Contrapositive traps reverse or negate the actual assumption. If the real assumption is "Success requires effort," a trap might state "Lack of effort guarantees failure." These sound similar but aren't the assumption.
Irrelevant answer traps introduce information that could be in a different argument. These often present new concepts absent from the original passage.
Extreme answer traps use absolute language beyond what the argument requires. If an argument assumes "some improvement is possible," a trap claiming "dramatic improvement is inevitable" uses unwarranted extremity.
Assumption reversals present the opposite of what's actually assumed. If an author assumes we should accept a claim, a trap suggests we should reject it.
Additional Traps to Watch For
The overlooked assumption trap occurs when multiple assumptions exist and you identify a secondary one rather than the primary. The correct answer must be something the author actually depends upon.
The source or authority trap appeals to credibility without being a necessary logical assumption. An argument's conclusion might be correct, but the tested assumption concerns logic, not authority.
How to Eliminate Wrong Answers
Always verify your answer using the negation technique. If negating it doesn't significantly weaken the argument, it's probably not the assumption. Eliminate any answer that introduces new concepts, uses extreme language the argument doesn't require, or addresses a different logical relationship. Stay focused on the specific logical gap the argument requires to function.
Why Flashcards Are Highly Effective for Mastering Assumption Questions
Flashcards are particularly powerful for GMAT assumption preparation because they facilitate pattern recognition and repetition. These are the two most important elements of mastery.

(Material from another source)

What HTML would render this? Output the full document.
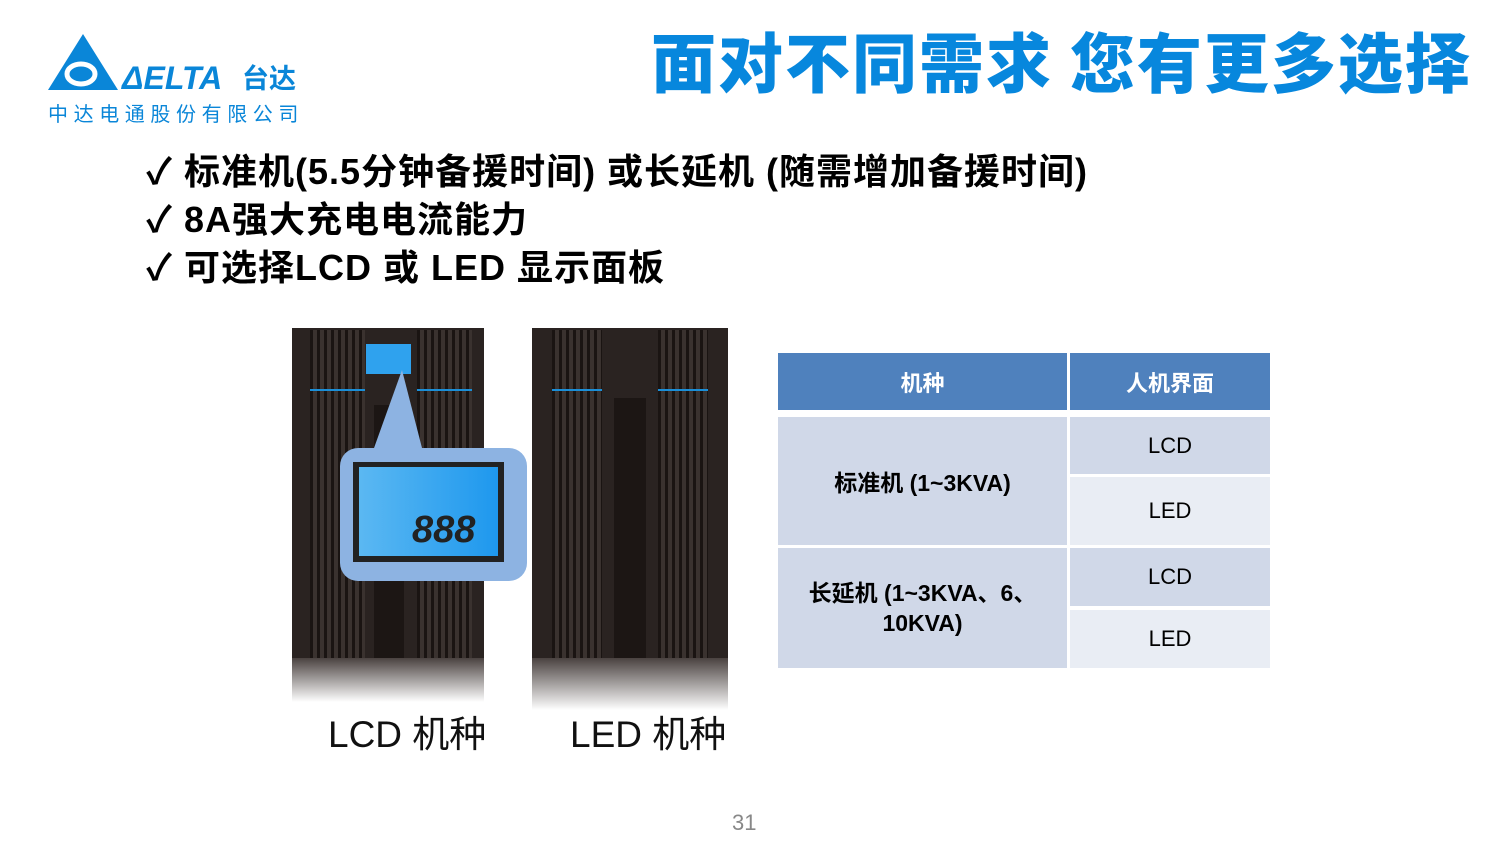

Assumption questions follow predictable logical patterns. Through repeated exposure via flashcards, these patterns become internalized. You eventually recognize them almost unconsciously during the test.
Why Active Recall Matters
Unlike passive reading, flashcard study forces active recall. This strengthens memory and understanding significantly more than reviewing notes or textbooks. When studying assumption questions with flashcards, create cards that focus on specific components.
One format presents an argument excerpt on one side while the other reveals the core assumption. This teaches you to quickly identify the logical gap.
Powerful Flashcard Formats
- Argument and assumption cards show an argument excerpt on one side, the core assumption on the other
- Negation technique cards present an answer choice on one side, explaining whether it would weaken the argument on the other
- Category cards group assumptions by type, helping you recognize whether you're dealing with causal, statistical, definitional, or comparative assumptions
Additional Benefits
The spaced repetition algorithm built into most flashcard apps ensures you review challenging questions more frequently. You spend less time on questions you've already mastered, maximizing study efficiency.
Flashcards are portable and flexible. Study during commutes, breaks, or whenever you have a few minutes. This accumulates significant study hours without requiring large blocks of time.
Creating your own flashcards forces you to actively engage with material and think deeply about what makes each assumption necessary. This creation process itself is highly educational. Color coding and visual organization help your brain categorize and retrieve patterns more effectively.